Novaya – or ‘new’ in Russian – is a label aiming to create womenswear which prioritises functionality and comfort, but infuses it with an irreverent twist: take its Liniya Pobeda collection for example, which was inspired by the constraints of budget airline travel and features garments with removable pockets to smuggle in one’s belongings onto a plane in spite of their typical one-bag policies. “I think, following the Post-Soviet trend in the west, Russian labels found a new confidence to develop their own authentic perspective,” says founder and designer Olga Golubeva. “But at the same time, the situation in fashion is not one-dimensional here: in the last two years, we’ve all felt the crisis in the country, as fashion media outlets are shut down, payments are delayed, and stores become increasingly hard to work with.” Though facing difficulties such as these, she explains that, despite it all, creativity continues to flourish. “I sometimes think, during a crisis, people let go of everything optional and invest only in things they truly need. All emerging brands need to do is identify what that need is.”
Made up of eight key members, rap collective 555TPAKC555 found its feet when a group of friends moved on from hanging out, drinking, and listening to music, and started to record their own tracks. “First it sounded strange, hilarious, and amateurish, but we started taking it more seriously about a year ago when we rented a garage in an industrial zone especially to record together. It was a big achievement,” they explain.
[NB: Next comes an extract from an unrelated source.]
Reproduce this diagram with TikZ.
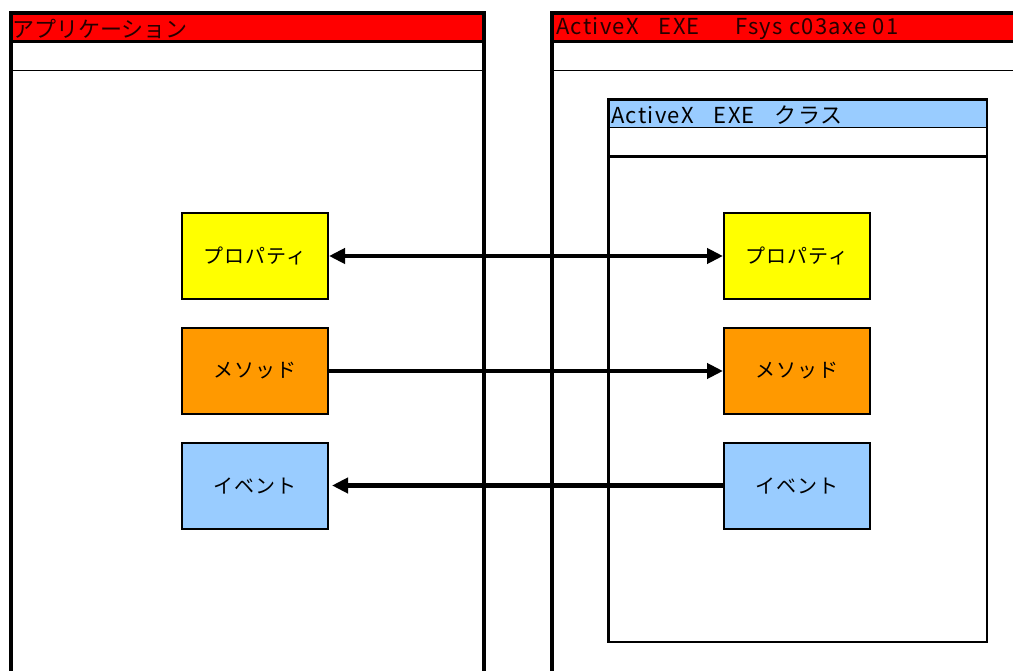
\documentclass[tikz,border=0pt]{standalone}
\usepackage{fontspec}
\setmainfont{Liberation Sans}
\newfontfamily\jp{Noto Sans CJK JP}
\newfontfamily\jpwide{Noto Sans CJK JP}[LetterSpace=6]
\usetikzlibrary{arrows.meta}
\definecolor{titlered}{RGB}{255,0,0}
\definecolor{paleblue}{RGB}{153,204,255}
\definecolor{boxyellow}{RGB}{255,255,0}
\definecolor{boxorange}{RGB}{255,153,0}
\tikzset{
  itembox/.style={draw=black, line width=2pt, minimum width=146pt, minimum height=86pt, inner sep=0pt, font=\jpwide\fontsize{20}{20}\selectfont},
  conn/.style={line width=4.5pt, draw=black},
  titletext/.style={anchor=west, inner sep=0pt, text=black!85!red, font=\jpwide\fontsize{22}{22}\selectfont}
}
\begin{document}
\begin{tikzpicture}[x=1pt,y=-1pt]
\useasboundingbox (0,0) rectangle (1013,671);
\fill[white] (0,0) rectangle (1013,671);
% left window
\fill[titlered] (11,13) rectangle (484,41);
\draw[line width=1.5pt] (11,70.5) -- (484,70.5);
\draw[line width=3pt] (11,42) -- (484,42);
\draw[line width=4pt] (11,671) -- (11,13) -- (484,13) -- (484,671);
\node[titletext, font=\jp\fontsize{22}{22}\selectfont] (apptitle) at (12,29) {アプリケーション};
% right window
\fill[titlered] (552,13) rectangle (1013,41);
\draw[line width=1.5pt] (552,70.5) -- (1013,70.5);
\draw[line width=3pt] (552,42) -- (1013,42);
\draw[line width=4pt] (552,671) -- (552,13) -- (1015,13);
\node[titletext] (exetitle) at (556,29) {ActiveX\hspace{0.9em}EXE\hspace{1.6em}Fsys c03axe 01};
% inner class box
\fill[paleblue] (608.5,99.5) rectangle (987,127);
\draw[line width=1.5pt] (608.5,127.5) -- (987,127.5);
\draw[line width=3pt] (608.5,156.5) -- (987,156.5);
\draw[line width=2.5pt] (608.5,99.5) rectangle (987,642);
\node[titletext, text=black] (clstitle) at (611,115) {ActiveX\hspace{0.9em}EXE\hspace{0.9em}クラス};
% item boxes
\node[itembox, fill=boxyellow] (lprop) at (255,256) {プロパティ};
\node[itembox, fill=boxorange] (lmeth) at (255,371) {メソッド};
\node[itembox, fill=paleblue] (levt) at (255,485.5) {イベント};
\node[itembox, fill=boxyellow] (rprop) at (797,256) {プロパティ};
\node[itembox, fill=boxorange] (rmeth) at (797,371) {メソッド};
\node[itembox, fill=paleblue] (revt) at (797,485.5) {イベント};
% connectors
\draw[conn, {Triangle[length=16pt,width=15pt]}-{Triangle[length=16pt,width=15pt]}] (lprop.east) -- (rprop.west);
\draw[conn, -{Triangle[length=16pt,width=15pt]}] (lmeth.east) -- (rmeth.west);
\draw[conn, -{Triangle[length=16pt,width=15pt]}] (revt.west) -- ([xshift=3pt]levt.east);
\end{tikzpicture}
\end{document}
Moscow-Radonezh, the group’s latest album, was inspired by suburban train route which holds sentimental value amongst them, and demonstrates their propensity for reflecting what’s happening in Russia within their work. In this case, the mundane, slightly rough romanticism of a Russian train journey is a good metaphor for 555TPAKC555’s output. Ranging from chill to brutally honest, their tracks talk of the pleasure of alcohol, the effects of antidepressants, and various highs and substances, whilst simultaneously musing on the mundanity of institutional power – with a few obscure Star Wars references thrown in.
Creative collective Russkiy Attrakcion is committed to exploring the complexity, beauty, and weirdness of the contemporary Russian mentality. Their main preoccupation is authenticity: reclaiming the bits of Russia’s urban environment which could seem trivial or ugly. Their creativity takes all kinds of forms: from throwing parties at tacky pool halls and camp lush clubs, to curating exhibitions, making clothes and music, and supporting others like them (just take Ukrainian label Podmost for example).
Originally from Penza, rap crew Praztal Fractal cite the “evil and frightening vibe of the old dirty southern sound of the 90s” as one of their main influences. Mixed in their home studio in Moscow, their tracks resemble a late evening walk through a rough Russian neighbourhood: slow, viscous harmonies mix with sharp beats, as the crew tell surreal, mystical stories of getting high and paranoid, and the lurking dangers of the police and small-time criminals. Praztal Fractal were also endorsed by Tommy Wright III, one of the legends of the Memphis rap scene, during his recent visit to Moscow.
A.D.E.D. (which stands for All Day Every Day) is probably the most renowned graffiti collective in Moscow, with stickers featuring the names of the crew – SPACER, NAMER, JUICE, COZEK, and CAPTEK – not only seen all over the city, but in Berlin, Tokyo, London, and NYC too. On their home turf, A.D.E.D. are preoccupied with graffiti as a constant dialogue with the city, despite the authorities determinedly trying to keep its centre clean and graf-free. It’s likely you might have heard of them already: last year, A.D.E.D. landed a high-profile fashion collaboration working with Virgil Abloh on his “Temple” installation at KM20.